Exact reproduction of the data is required, with images excluded.

**Given information**
>> Start

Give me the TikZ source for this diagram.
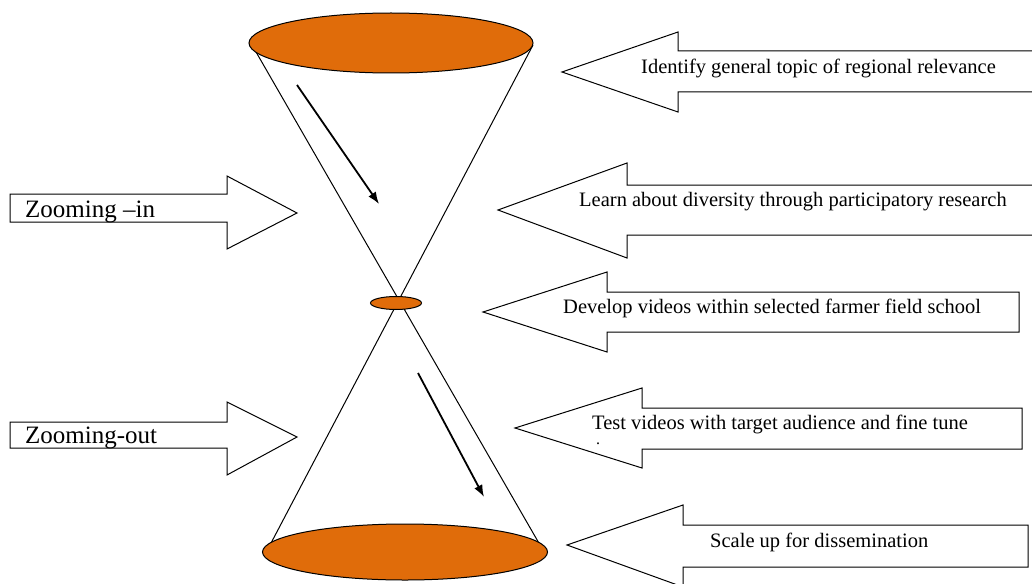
\documentclass[tikz,border=0pt]{standalone}
\usepackage{fontspec}
\setmainfont{Liberation Serif}
\newfontfamily\tnr{Liberation Serif}
\usetikzlibrary{arrows.meta,shapes.geometric}
\definecolor{conefill}{RGB}{224,108,10}
\tikzset{
  blockarrow/.style={draw=black, line width=1pt, fill=white, line join=miter},
  disc/.style={ellipse, draw=black, line width=1pt, fill=conefill, inner sep=0pt},
  coneline/.style={draw=black, line width=1pt},
  flowarrow/.style={draw=black, line width=1.8pt, -{Latex[length=12pt,width=9pt]}},
  lbl/.style={anchor=west, inner sep=0pt, font=\tnr\fontsize{20.5}{22}\selectfont},
  biglbl/.style={anchor=west, inner sep=0pt, font=\tnr\fontsize{25}{27}\selectfont}
}
\begin{document}
\begin{tikzpicture}[x=1pt,y=-1pt]
\useasboundingbox (0,0) rectangle (1032,583);
\begin{scope}
\clip (0,0) rectangle (1032,583);
% cone lines
\coordinate (tl) at (252,45);
\coordinate (tr) at (533,45);
\coordinate (bl) at (270,545);
\coordinate (br) at (540,545);
\draw[coneline] (tl) -- (br);
\draw[coneline] (tr) -- (bl);
% discs
\node[disc, minimum width=284pt, minimum height=60pt] (top) at (391,43) {};
\node[disc, minimum width=285pt, minimum height=56pt] (bottom) at (405,552) {};
\node[disc, minimum width=51pt, minimum height=13pt] (mid) at (396,303) {};
% flow arrows
\coordinate (a1s) at (297,85);
\coordinate (a1e) at (379,204);
\coordinate (a2s) at (418,373);
\coordinate (a2e) at (484,497);
\draw[flowarrow] (a1s) -- (a1e);
\draw[flowarrow] (a2s) -- (a2e);
% right-pointing block arrows
\draw[blockarrow] (10,194) -- (227,194) -- (227,176) -- (297,213) -- (227,249) -- (227,222) -- (10,222) -- cycle;
\node[biglbl] (zin) at (25,212) {Zooming –in};
\draw[blockarrow] (10,422) -- (227,422) -- (227,402) -- (297,437) -- (227,475) -- (227,448) -- (10,448) -- cycle;
\node[biglbl] (zout) at (25,438) {Zooming-out};
% left-pointing block arrows
\draw[blockarrow] (562,72) -- (678,32) -- (678,51) -- (1045,51) -- (1045,92) -- (678,92) -- (678,112) -- cycle;
\node[lbl] (s1) at (641,68) {Identify general topic of regional relevance};
\draw[blockarrow] (498,210) -- (627,163) -- (627,185) -- (1045,185) -- (1045,235) -- (627,235) -- (627,258) -- cycle;
\node[lbl] (s2) at (579,202) {Learn about diversity through participatory research};
\draw[blockarrow] (483,312) -- (607,272) -- (607,292) -- (1019,292) -- (1019,332) -- (607,332) -- (607,352) -- cycle;
\node[lbl] (s3) at (563,308) {Develop videos within selected farmer field school};
\draw[blockarrow] (515,428) -- (642,388) -- (642,408) -- (1022,408) -- (1022,449) -- (642,449) -- (642,468) -- cycle;
\node[lbl] (s4) at (592,424) {Test videos with target audience and fine tune};
\node[lbl, font=\tnr\fontsize{16}{16}\selectfont] (s4b) at (596,444) {.};
\draw[blockarrow] (567,545) -- (683,505) -- (683,525) -- (1028,525) -- (1028,567) -- (683,567) -- (683,587) -- cycle;
\node[lbl] (s5) at (710,542) {Scale up for dissemination};
\end{scope}
\end{tikzpicture}
\end{document}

>> End

**Solution**
Give me the TikZ source for this diagram.
\documentclass[tikz,border=0pt]{standalone}
\usepackage{fontspec}
\setmainfont{Liberation Serif}
\newfontfamily\tnr{Liberation Serif}
\usetikzlibrary{arrows.meta,shapes.geometric}
\definecolor{conefill}{RGB}{224,108,10}
\tikzset{
  blockarrow/.style={draw=black, line width=1pt, fill=white, line join=miter},
  disc/.style={ellipse, draw=black, line width=1pt, fill=conefill, inner sep=0pt},
  coneline/.style={draw=black, line width=1pt},
  flowarrow/.style={draw=black, line width=1.8pt, -{Latex[length=12pt,width=9pt]}},
  lbl/.style={anchor=west, inner sep=0pt, font=\tnr\fontsize{20.5}{22}\selectfont},
  biglbl/.style={anchor=west, inner sep=0pt, font=\tnr\fontsize{25}{27}\selectfont}
}
\begin{document}
\begin{tikzpicture}[x=1pt,y=-1pt]
\useasboundingbox (0,0) rectangle (1032,583);
\begin{scope}
\clip (0,0) rectangle (1032,583);
% cone lines
\coordinate (tl) at (252,45);
\coordinate (tr) at (533,45);
\coordinate (bl) at (270,545);
\coordinate (br) at (540,545);
\draw[coneline] (tl) -- (br);
\draw[coneline] (tr) -- (bl);
% discs
\node[disc, minimum width=284pt, minimum height=60pt] (top) at (391,43) {};
\node[disc, minimum width=285pt, minimum height=56pt] (bottom) at (405,552) {};
\node[disc, minimum width=51pt, minimum height=13pt] (mid) at (396,303) {};
% flow arrows
\coordinate (a1s) at (297,85);
\coordinate (a1e) at (379,204);
\coordinate (a2s) at (418,373);
\coordinate (a2e) at (484,497);
\draw[flowarrow] (a1s) -- (a1e);
\draw[flowarrow] (a2s) -- (a2e);
% right-pointing block arrows
\draw[blockarrow] (10,194) -- (227,194) -- (227,176) -- (297,213) -- (227,249) -- (227,222) -- (10,222) -- cycle;
\node[biglbl] (zin) at (25,212) {Zooming –in};
\draw[blockarrow] (10,422) -- (227,422) -- (227,402) -- (297,437) -- (227,475) -- (227,448) -- (10,448) -- cycle;
\node[biglbl] (zout) at (25,438) {Zooming-out};
% left-pointing block arrows
\draw[blockarrow] (562,72) -- (678,32) -- (678,51) -- (1045,51) -- (1045,92) -- (678,92) -- (678,112) -- cycle;
\node[lbl] (s1) at (641,68) {Identify general topic of regional relevance};
\draw[blockarrow] (498,210) -- (627,163) -- (627,185) -- (1045,185) -- (1045,235) -- (627,235) -- (627,258) -- cycle;
\node[lbl] (s2) at (579,202) {Learn about diversity through participatory research};
\draw[blockarrow] (483,312) -- (607,272) -- (607,292) -- (1019,292) -- (1019,332) -- (607,332) -- (607,352) -- cycle;
\node[lbl] (s3) at (563,308) {Develop videos within selected farmer field school};
\draw[blockarrow] (515,428) -- (642,388) -- (642,408) -- (1022,408) -- (1022,449) -- (642,449) -- (642,468) -- cycle;
\node[lbl] (s4) at (592,424) {Test videos with target audience and fine tune};
\node[lbl, font=\tnr\fontsize{16}{16}\selectfont] (s4b) at (596,444) {.};
\draw[blockarrow] (567,545) -- (683,505) -- (683,525) -- (1028,525) -- (1028,567) -- (683,567) -- (683,587) -- cycle;
\node[lbl] (s5) at (710,542) {Scale up for dissemination};
\end{scope}
\end{tikzpicture}
\end{document}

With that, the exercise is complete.